Les objectifs réactionnaires de ces négociations sont désormais ouvertement reconnus, même par les tendances politiques qui y participent. Yusuf Karadaş, chroniqueur pour le journal Evrensel, qui est aligné sur le Parti du travail qui soutient les négociations, a écrit lundi dans sa chronique : « Le régime de palais [d'Erdoğan], qui poursuit des ambitions expansionnistes en collaboration avec l'impérialisme américain dans la région et tente de consolider le régime répressif à l'intérieur du pays, n'a aucun projet de paix dans la région ni de démocratie dans le pays. »

Karadaş a qualifié le gouvernement Erdoğan de « réactionnaire sur le plan politique » et a appelé à une alliance avec le CHP et le DEM, qu'il a qualifiés de « forces démocratiques », afin de faire pression sur lui. Ces « forces démocratiques » sont, tout comme l'AKP d'Erdoğan, des partis pro-impérialistes de la classe dirigeante qui soutiennent la liquidation des formes démocratiques de gouvernement.

Dans cette répétition de la politique stalinienne du « Front populaire », qui sert à soumettre les masses à une bourgeoisie « démocratique » qui n'existe pas réellement, il n'y a pas de place pour les intérêts et le rôle indépendant de la classe ouvrière, ni pour la lutte révolutionnaire contre la guerre impérialiste et le système capitaliste.

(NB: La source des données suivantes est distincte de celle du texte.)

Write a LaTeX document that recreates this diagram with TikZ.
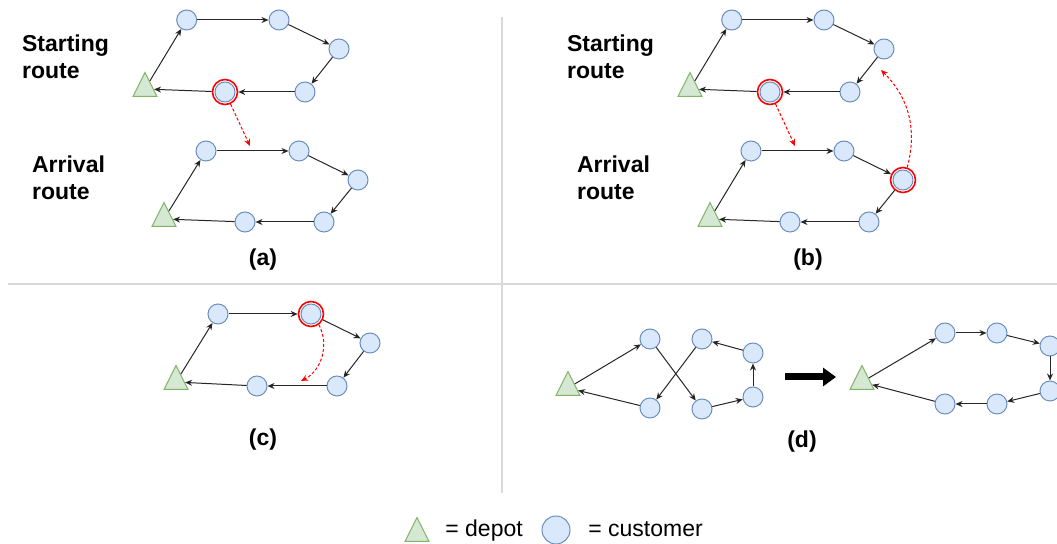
\documentclass[tikz,border=0pt]{standalone}
\usepackage{fontspec}
\setmainfont{Liberation Sans}
\usetikzlibrary{arrows.meta,shapes.geometric}

\definecolor{custfill}{HTML}{DAE8FC}
\definecolor{custline}{HTML}{6C8EBF}
\definecolor{depotfill}{HTML}{D5E8D4}
\definecolor{depotline}{HTML}{82B366}

\begin{document}
\begin{tikzpicture}[x=0.5pt, y=-0.5pt, >={Stealth[length=3.5pt, width=3pt]}]
	\tikzstyle{customer} = [circle, minimum size=10pt, inner sep=0pt, draw=custline, fill=custfill, line width=0.5pt]
	\tikzstyle{depot}    = [isosceles triangle, shape border rotate=90, isosceles triangle stretches, minimum width=12pt, minimum height=12pt, inner sep=0pt, draw=depotline, fill=depotfill, line width=0.5pt]
	\tikzstyle{ring}     = [circle, minimum size=12.5pt, inner sep=0pt, draw=red, line width=0.8pt]
	\tikzstyle{route}    = [->, draw=black!85, line width=0.5pt]
	\tikzstyle{move}     = [->, draw=red, dash pattern=on 1.5pt off 1pt, line width=0.5pt]
	\tikzstyle{title}    = [font=\bfseries\fontsize{11.5}{13.5}\selectfont, align=left, anchor=north west, inner sep=0pt]
	\tikzstyle{caption}  = [font=\bfseries\fontsize{11.5}{13.5}\selectfont, inner sep=0pt]
	\tikzstyle{legend}   = [font=\fontsize{11.5}{13.5}\selectfont, anchor=base west, inner sep=0pt]
	\tikzstyle{divider}  = [draw=black!15, line width=0.75pt]

	\useasboundingbox (0,0) rectangle (1057,544);

	% panel borders
	\draw[divider] (502,17) -- (502,493);
	\draw[divider] (8,284) -- (1057,284);

	\foreach \name/\x/\y in {as0/145/89, aa0/164/219, bs0/690/89, ba0/710/219, c0/176/382, dl0/568/388, dr0/862/382, ld/417/534}
		\node[depot] (\name) at (\x, \y) {};

	\foreach \name/\x/\y in {as1/186.7/20, as2/279/20, as3/339/49, as4/305/92, as5/225/92,
			aa1/206/151, aa2/299/151, aa3/358/180, aa4/324/222, aa5/245/222,
			bs1/731.7/20, bs2/824/20, bs3/884/49, bs4/850/92, bs5/770/92,
			ba1/751/151, ba2/844/151, ba3/903/180, ba4/869/222, ba5/790/222,
			c1/218/314, c2/311/314, c3/370/343, c4/337/386, c5/257/386,
			dl1/650/339, dl2/702/409, dl3/753/397, dl4/753/353, dl5/702/339, dl6/650/408,
			dr1/945/333, dr2/997/333, dr3/1050/346, dr4/1050/391, dr5/997/404, dr6/945/404}
		\node[customer] (\name) at (\x, \y) {};

	\foreach \name/\at in {ar/as5, br1/bs5, br2/ba3, cr/c2}
		\node[ring] (\name) at (\at) {};

	\foreach \from/\to in {as0/as1, as1/as2, as2/as3, as3/as4, as4/ar, ar/as0,
			aa0/aa1, aa1/aa2, aa2/aa3, aa3/aa4, aa4/aa5, aa5/aa0,
			bs0/bs1, bs1/bs2, bs2/bs3, bs3/bs4, bs4/br1, br1/bs0,
			ba0/ba1, ba1/ba2, ba2/br2, br2/ba4, ba4/ba5, ba5/ba0,
			c0/c1, c1/cr, cr/c3, c3/c4, c4/c5, c5/c0,
			dl0/dl1, dl1/dl2, dl2/dl3, dl3/dl4, dl4/dl5, dl5/dl6, dl6/dl0,
			dr0/dr1, dr1/dr2, dr2/dr3, dr3/dr4, dr4/dr5, dr5/dr6, dr6/dr0}
		\path[route] (\from) edge (\to);

	% moved customers
	\coordinate (amv) at (250,146);
	\coordinate (bmv1) at (795,146);
	\coordinate (bmv2) at (881,70);
	\coordinate (cmv) at (301,381);
	\draw[move] (ar) -- (amv);
	\draw[move] (br1) -- (bmv1);
	\draw[move] (br2) to[bend right=30] (bmv2);
	\draw[move] (cr) to[bend left=45] (cmv);

	% 2-opt arrow
	\coordinate (bigs) at (785,377);
	\coordinate (bige) at (836,377);
	\draw[line width=3.5pt, -{Triangle[length=6.5pt, width=9pt]}] (bigs) -- (bige);

	\node[title] (ta) at (21.7,34.5) {Starting\\route};
	\node[title] (tb) at (31.7,155) {Arrival\\route};
	\node[title] (tc) at (566.7,34.5) {Starting\\route};
	\node[title] (td) at (576.7,155) {Arrival\\route};

	\node[caption] (la) at (263,260) {(a)};
	\node[caption] (lb) at (808,260) {(b)};
	\node[caption] (lc) at (263,440) {(c)};
	\node[caption] (lde) at (802,442) {(d)};

	% legend
	\node[customer, minimum size=14pt] (lcu) at (556,530) {};
	\node[legend] (ltd) at (445,536.7) {= depot};
	\node[legend] (ltc) at (588,536.7) {= customer};
\end{tikzpicture}
\end{document}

Cette politique collaborationniste sans issue doit être rejetée. Des tâches urgentes telles que la reconnaissance et la garantie des droits démocratiques du peuple kurde et l'instauration de la paix au Moyen-Orient et dans le monde ne peuvent être réalisées que par la mobilisation révolutionnaire de masse de la classe ouvrière contre l'impérialisme et ses mandataires capitalistes. Seul le pouvoir de la classe ouvrière, qui crée la richesse sociale, paie le prix de la guerre impérialiste et est la cible de la construction de la dictature, peut réaliser la démocratie, l'égalité sociale et une politique anti-impérialiste.